What impact will the 1BnYouth Development Kitty have on the elections

The KShs 1 billion youth development kitty is set for disbursement starting this Thursday. The fund will be launched by President Kibaki three days after revealing to African Heads Summit meeting in Addis Ababa, Ethiopia that the fund will be doubled to 2 Billion Kenya shillings in the next year.

Unlike any other political funds set for the youth, the funds will be distributed through banks and other financial intermediaries. The fund first half will be divided equally across all districts. The other half will be sent to districts pro rata to district population. Half of the fund will be disbursed through the youth enterprise scheme social development committees based at constituency level. The rest will be disbursed via financial intermediaries like banks and micro finance institutions.

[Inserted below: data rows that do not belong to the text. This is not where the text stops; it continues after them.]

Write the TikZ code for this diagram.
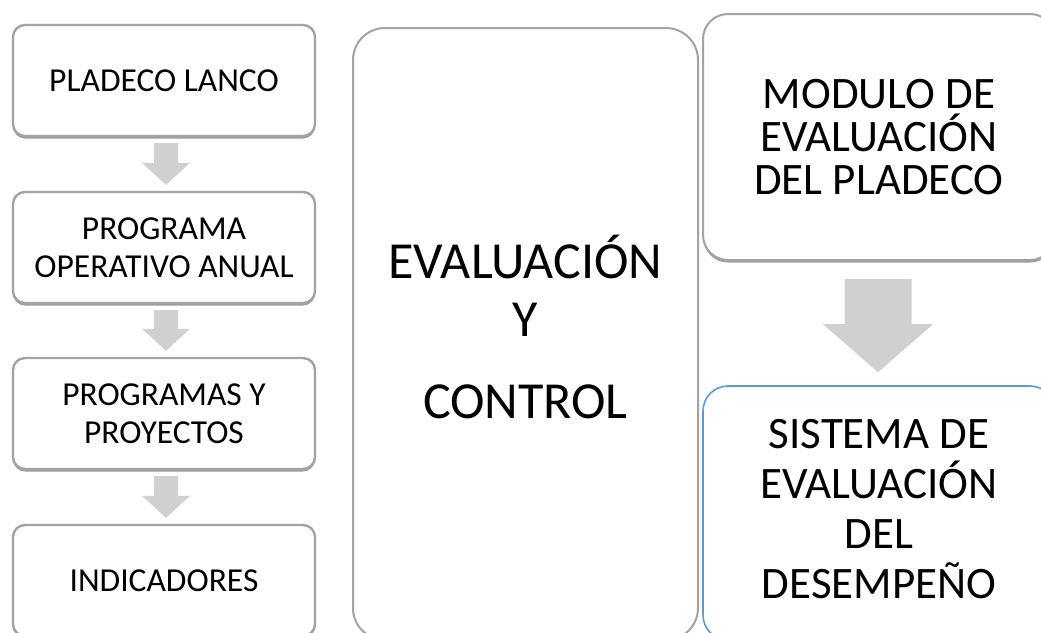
\documentclass[tikz,border=0pt]{standalone}
\usepackage{fontspec}
\setmainfont{Carlito}
\usetikzlibrary{calc,shadows}
\definecolor{boxgray}{RGB}{163,163,163}
\definecolor{arrowgray}{RGB}{208,208,208}
\definecolor{boxblue}{RGB}{91,155,213}
\tikzset{
  shad/.style={drop shadow={shadow xshift=0pt,shadow yshift=-2.5pt,fill=black!38,opacity=1}},
  leftbox/.style={draw=boxgray, line width=2.4pt, fill=white, rounded corners=12pt,
    minimum width=302pt, minimum height=111pt, inner sep=0pt, align=center,
    font=\fontsize{33.5}{38}\selectfont, shad},
  midbox/.style={draw=boxgray, line width=2pt, fill=white, rounded corners=32pt,
    minimum width=345pt, minimum height=612pt, inner sep=0pt},
  midtext/.style={align=center, inner sep=0pt, font=\fontsize{52}{58}\selectfont},
  rtbox/.style={draw=boxgray, line width=2pt, fill=white, rounded corners=25pt,
    minimum width=352pt, minimum height=246pt, inner sep=0pt, align=center,
    font=\fontsize{45}{43}\selectfont, shad},
  rbbox/.style={draw=boxblue, line width=1.6pt, fill=white, rounded corners=25pt,
    minimum width=352pt, minimum height=254pt, inner sep=0pt, align=center,
    font=\fontsize{45}{50}\selectfont},
  blockarrow/.style={fill=arrowgray, draw=none}
}
% #1 from, #2 to, #3 half shaft, #4 half head, #5 head length, #6 x offset, #7 top gap, #8 bottom gap
\newcommand\blockarr[8]{%
  \fill[blockarrow] let \p1=(#1.south), \p2=(#2.north) in
    (\x1+#6pt-#3pt, \y1-#7pt) -- (\x1+#6pt+#3pt, \y1-#7pt) --
    (\x1+#6pt+#3pt, \y2+#8pt+#5pt) -- (\x1+#6pt+#4pt, \y2+#8pt+#5pt) --
    (\x1+#6pt, \y2+#8pt) --
    (\x1+#6pt-#4pt, \y2+#8pt+#5pt) -- (\x1+#6pt-#3pt, \y2+#8pt+#5pt) -- cycle;}
\begin{document}
\begin{tikzpicture}[x=1pt,y=-1pt]
\useasboundingbox (0,0) rectangle (1041,632);
\clip (0,0) rectangle (1041,632);
\fill[white] (0,0) rectangle (1041,632);
% left column
\node[leftbox] (b1) at (164,80.5) {PLADECO LANCO};
\node[leftbox] (b2) at (164,247.5) {PROGRAMA\\OPERATIVO ANUAL};
\node[leftbox] (b3) at (164,413.5) {PROGRAMAS Y\\PROYECTOS};
\node[leftbox] (b4) at (164,580.5) {INDICADORES};
\blockarr{b1}{b2}{12}{24}{22}{2}{6}{6}
\blockarr{b2}{b3}{12}{24}{22}{2}{6}{6}
\blockarr{b3}{b4}{12}{24}{22}{2}{6}{6}
% middle
\node[midbox] (mid) at (525.5,334) {};
\node[midtext] (midlabel) at ($(mid.center)+(0,-7)$) {EVALUACIÓN\\Y\\[24pt]CONTROL};
% right column
\node[rtbox] (rt) at (879,137) {MODULO DE\\EVALUACIÓN\\DEL PLADECO};
\node[rbbox] (rb) at (879,513) {SISTEMA DE\\EVALUACIÓN\\DEL\\DESEMPEÑO\rule[-8pt]{0pt}{8pt}};
\blockarr{rt}{rb}{33.5}{55}{48}{-1}{18}{13}
\end{tikzpicture}
\end{document}
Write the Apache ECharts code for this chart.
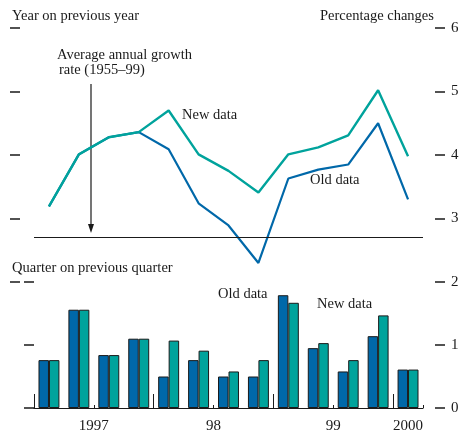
<!DOCTYPE html>
<html>
<head>
<meta charset="utf-8">
<script src="https://cdn.jsdelivr.net/npm/echarts@6/dist/echarts.min.js"></script>
<style>
  html, body { margin: 0; padding: 0; background: #fff; }
  #chart { width: 463px; height: 434px; }
</style>
</head>
<body>
<div id="chart"></div>
<script>
// quarters 1997 Q1 .. 2000 Q1
const quarters = ['97Q1', '97Q2', '97Q3', '97Q4', '98Q1', '98Q2', '98Q3', '98Q4',
    '99Q1', '99Q2', '99Q3', '99Q4', '00Q1']
// year on previous year, %
const newAnnual = [3.19, 4.01, 4.28, 4.36, 4.70, 4.01, 3.75, 3.41, 4.01, 4.12, 4.31, 5.02, 3.98]
const oldAnnual = [3.19, 4.01, 4.28, 4.36, 4.09, 3.24, 2.89, 2.30, 3.63, 3.77, 3.85, 4.50, 3.30]
const avgGrowth = 2.7
// quarter on previous quarter, %
const oldQuarterly = [0.76, 1.56, 0.84, 1.10, 0.50, 0.76, 0.50, 0.50, 1.79, 0.95, 0.58, 1.14, 0.61]
const newQuarterly = [0.76, 1.56, 0.84, 1.10, 1.07, 0.91, 0.58, 0.76, 1.67, 1.03, 0.76, 1.47, 0.61]
// year labels sit at the middle of each year's quarters
const yearTicks = [0, 4, 8, 12]
const yearLabelPos = [2, 6, 10, 12.5]
const yearLabels = ['1997', '98', '99', '2000']

const OLD = '#0068a9'
const NEW = '#00a39c'
const INK = '#1a1a1a'
const FONT = 'Liberation Serif'

let chart = echarts.init(document.getElementById('chart'))

function leftTicks(grid) {
    return {
        type: 'value', gridIndex: grid, position: 'left', offset: 14,
        min: grid === 0 ? 2 : 0, max: grid === 0 ? 6 : 2, interval: 1,
        axisLine: { show: false },
        axisTick: { show: true, length: 10, lineStyle: { color: INK, width: 1.5 } },
        axisLabel: { show: false },
        splitLine: { show: false }
    }
}
function rightTicks(grid) {
    return {
        type: 'value', gridIndex: grid, position: 'right', offset: 22,
        min: grid === 0 ? 2 : 0, max: grid === 0 ? 6 : 2, interval: 1,
        axisLine: { show: false },
        axisTick: { show: true, inside: true, length: 10, lineStyle: { color: INK, width: 1.5 } },
        axisLabel: {
            margin: 6, color: INK, fontFamily: FONT, fontSize: 15,
            formatter: v => (grid === 0 && v === 2) ? '' : String(v)
        },
        splitLine: { show: false }
    }
}

function txt(x, y, s) {
    return {
        type: 'text', x: x, y: y,
        style: { text: s, fill: INK, font: '14.5px "' + FONT + '"', textVerticalAlign: 'bottom' }
    }
}

let option = {
    animation: false,
    grid: [
        { left: 34, right: 40, top: 28, height: 254 },
        { left: 34, right: 40, top: 282, height: 128 }
    ],
    xAxis: [
        { type: 'category', gridIndex: 0, data: quarters, show: false },
        {
            type: 'category', gridIndex: 1, data: quarters, position: 'bottom',
            axisLine: { lineStyle: { color: INK, width: 1.2 } },
            axisTick: { show: true, inside: true, length: 3, lineStyle: { color: INK } },
            axisLabel: { show: false }
        },
        {
            type: 'value', gridIndex: 1, min: 0, max: 13, position: 'bottom',
            axisLine: { show: false },
            axisTick: { show: true, inside: true, length: 14, customValues: yearTicks, lineStyle: { color: INK } },
            axisLabel: {
                customValues: yearLabelPos, margin: 11, color: INK, fontFamily: FONT, fontSize: 15,
                formatter: v => yearLabels[yearLabelPos.indexOf(v)] || ''
            },
            splitLine: { show: false }
        }
    ],
    yAxis: [leftTicks(0), rightTicks(0), leftTicks(1), rightTicks(1)],
    series: [
        {
            name: 'Old data', type: 'line', xAxisIndex: 0, yAxisIndex: 0,
            data: oldAnnual, symbol: 'none', z: 2,
            lineStyle: { color: OLD, width: 2.2 }
        },
        {
            name: 'New data', type: 'line', xAxisIndex: 0, yAxisIndex: 0,
            data: newAnnual, symbol: 'none', z: 3,
            lineStyle: { color: NEW, width: 2.4 },
            markLine: {
                silent: true, symbol: 'none', label: { show: false },
                lineStyle: { color: INK, width: 1.2, type: 'solid' },
                data: [{ yAxis: avgGrowth }]
            }
        },
        {
            name: 'Old data q', type: 'bar', xAxisIndex: 1, yAxisIndex: 2,
            data: oldQuarterly, barGap: '0%', barCategoryGap: '30%',
            itemStyle: { color: OLD, borderColor: INK, borderWidth: 1 }
        },
        {
            name: 'New data q', type: 'bar', xAxisIndex: 1, yAxisIndex: 2,
            data: newQuarterly, barGap: '0%', barCategoryGap: '30%',
            itemStyle: { color: NEW, borderColor: INK, borderWidth: 1 }
        }
    ],
    graphic: [
        txt(12, 24, 'Year on previous year'),
        txt(320, 24, 'Percentage changes'),
        txt(57, 63, 'Average annual growth'),
        txt(59, 78, 'rate (1955\u201399)'),
        txt(182, 123, 'New data'),
        txt(310, 188, 'Old data'),
        txt(12, 276, 'Quarter on previous quarter'),
        txt(218, 302, 'Old data'),
        txt(317, 312, 'New data'),
        {
            type: 'line', shape: { x1: 91, y1: 84, x2: 91, y2: 226 },
            style: { stroke: INK, lineWidth: 1.2 }
        },
        {
            type: 'polygon', shape: { points: [[88, 224], [94, 224], [91, 233]] },
            style: { fill: INK }
        }
    ]
}
chart.setOption(option)
</script>
</body>
</html>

The fund is open to youth aged between ages 20 and 35 years of age and with a viable business plan. The fund is not a handout but a loan scheme by the government targeting the youth. It is expected that the loanees will repay the loan at a lower interest rate to be announced but expected to be between 8 and 12%, lower than the best bank rate of 14%. It will solve the problem of unemployment and hurdles facing enterprising youth in need of credit facilities but lack collateral or consistent income.

The youth fund is expected to tackle the unemployment crisis facing a majority of Kenyan youth and encourage business start-ups, youth investments and boost the juakali sector. Financial intermediaries are expected to be creative and develop other collateral criteria to safeguard repayment of the loans other than the traditional asset and payslip related collateral.

Financial institutions are heavily competing for the disbursement of the loans with some offering to boost the kitty by 800m if given the disbursement function.

This will be another political boost to the Kibaki administration especially if equitable and easy access to the fund is guaranteed and exercised. It will give him a head start in his economic manifesto just like the CDF kitty. It may cost him a lot if the corruption and embezzlement bug hit this fund.

It has also been argued the 1Bn kitty is a drop in the ocean in tackling youth unemployment and poverty. However, the announcement that the fund will be doubled in the next financial year is a step in the right direction. Other political costs are that the fund is actually a loan at relatively competitive rates backed by a viable business plan to be repaid and not free aid to the youth. Disbursement logistics has also taken long to finalize and it may even take longer for the fund to reach the grassroots.

Involvement of financial intermediaries could be a bottleneck especially in applying, vetting of business plans, viability appraisals, apportioning the fund to applicants and assessing their credibility processes. This will be a tedious process if banks follow their normal loan routines. The banks will also be cautious lenders since the mantle of debt collection vests with them.

A huge proportion of youth do not operate bank accounts, their credit worthiness has scared off financial institutions from dealing with them and the informal sector do not have streamlined operational regulations that would make the vetting process easier. Unless the banks are willing to close one eye and amend their loan rules, it may be a while before the youth get real help in their economic quagmire. Kibaki being a conservative economist, he may not be in touch with the real needs of the youth but he is trying in a not so small way.